The original rules said, "A wizard can see through the eyes of [...] illusions brought by his creation spells." (AW 4) There's a long section following on the limitations of illusions but it says nothing about vision. In the Legacy Beta version, this line has been copied verbatim on p137. I think it's fairly clear the intent is that it is possible to use an illusion as a scout. To say that the intent is that the illusion can only show you what you already know about is to make the ability a useless humorous mockery, a lot like Invisible Boy's power to be invisible only when nobody is watching (Mystery Men). There's no reason I know to think this was what was intended and it seems like the sort of thing that would be mentioned.
The idea that illusions can only see things the wizard knows about is, IMO, absolutely in the spirit of illusions. When I GM, I say illusions can't be used as scouts. But I think it's pretty clear that's a widely-used house rule, and in RAW they can.
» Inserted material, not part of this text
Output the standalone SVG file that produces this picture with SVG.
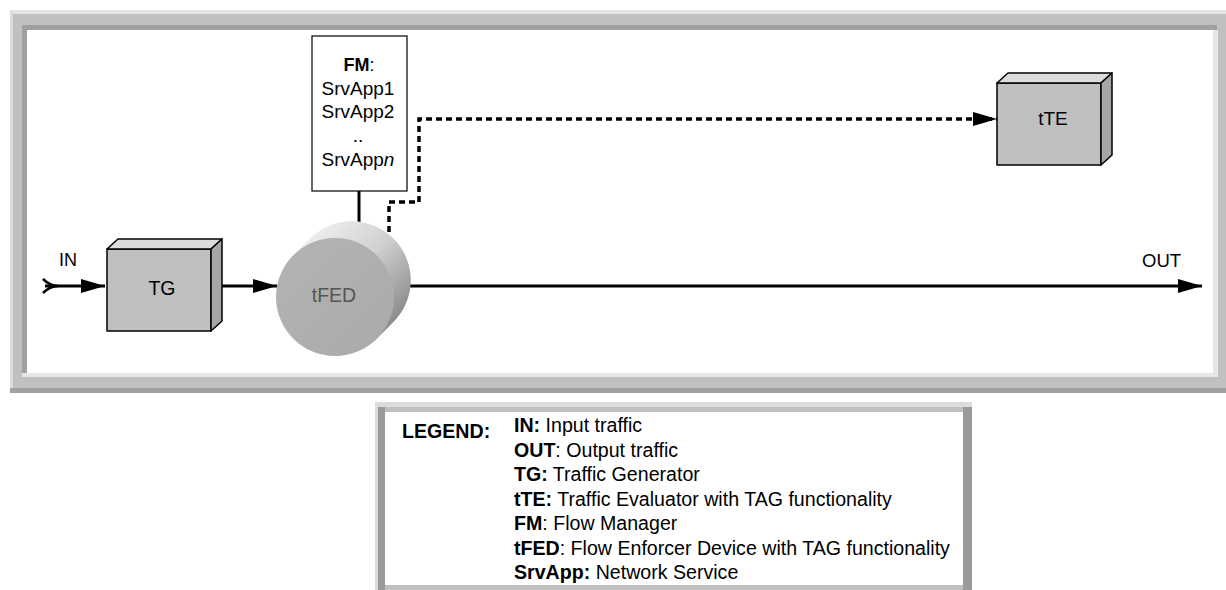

I think the decision was driven by the designer believing that the ability to see through the eyes of a summoned creature was cool (see the last paragraph of the battle in Wizard) and perhaps realistically required if the illusion was to be teleoperated in combat.
Curiously, there's nothing in the rules saying that an illusion can hear or smell, though it seems in the spirit of the rules to think this should work the same as vision.
I think it's an open question whether illusions and other created figures should have enough intelligence to operate independently. Perhaps some or all of them should be smart enough the wizard could say, "run around the corner and kill whatever you find." This could be a magical talent, or a more advanced version of the spell.